Jennifer L. Freeman, a professor of toxicology at Purdue University, Indiana, told Newsweek: "The detection of PFAS in drinking water sources throughout the country is of no surprise given the long history of use in multiple applications. As we collect and analyze more sampling data, we are attaining a more thorough picture of which PFAS are being detected and where their hotspots of higher concentrations are located. With this knowledge, hopefully those sources will be able to be treated to reduce exposures."
She added: "I advise to reduce your PFAS exposure as much as possible for items consumers can control. For drinking water, this recommendation is different since consumers are attaining their water from public community drinking water entities or their own private well. In hotspot areas, individuals are currently recommended to use filtration sources whether from a public or private drinking water source."
Freeman said: "Ideally, we need to strengthen drinking water monitoring and treatment to reduce PFAS exposure through this route.
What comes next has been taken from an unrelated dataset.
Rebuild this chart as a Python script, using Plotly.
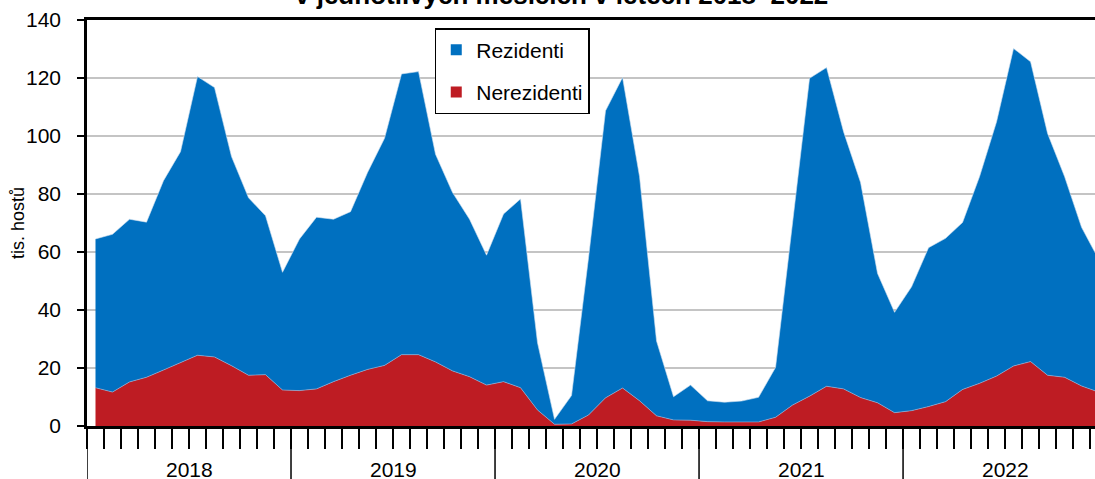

The [maximum contaminant levels] set by the EPA in April 2024 are in the right direction. We should not weaken these or roll any of them back as was most recently proposed. Instead, we need to continue to strengthen these MCLs and expand to other PFAS to also reduce their exposure."
Phil Brown, the director of the Social Science Environmental Health Research Institute at Northeastern University, told Newsweek: "We need continued enforcement of EPA's maximum contaminant levels, which only came about in 2024. The administration's anti-regulatory actions, especially at EPA, now put this into question. They have removed four of the six PFAS compounds from regulation and are talking about removing the remaining two."
He added: "PFAS gets into water from so many sources, so upstream removal is important before it seeps into the surface water and groundwater from which drinking water is derived. Many uses of PFAS can be stopped easily, and some states have passed laws on this. Some large companies have made their own changes to reduce or remove PFAS use."
Bryan Berger, a professor of chemical engineering at the University of Virginia, told Newsweek: "This is concerning in that chronic exposure through bathing, drinking or other forms of direct contact could lead to increased bioaccumulation and toxicity. The sites chosen span major urban areas as well as watersheds, suggesting this is a more significant problem that will persist. It also speaks to the need for enhanced testing methods like we are developing as part of our EPA STAR grant. I'm hopeful ours and others technologies can help provide more rapid, granular testing of water to identify how temperature, rain and other external variables influence PFAS mobility so we can design containment strategies to minimize their spread into our water systems."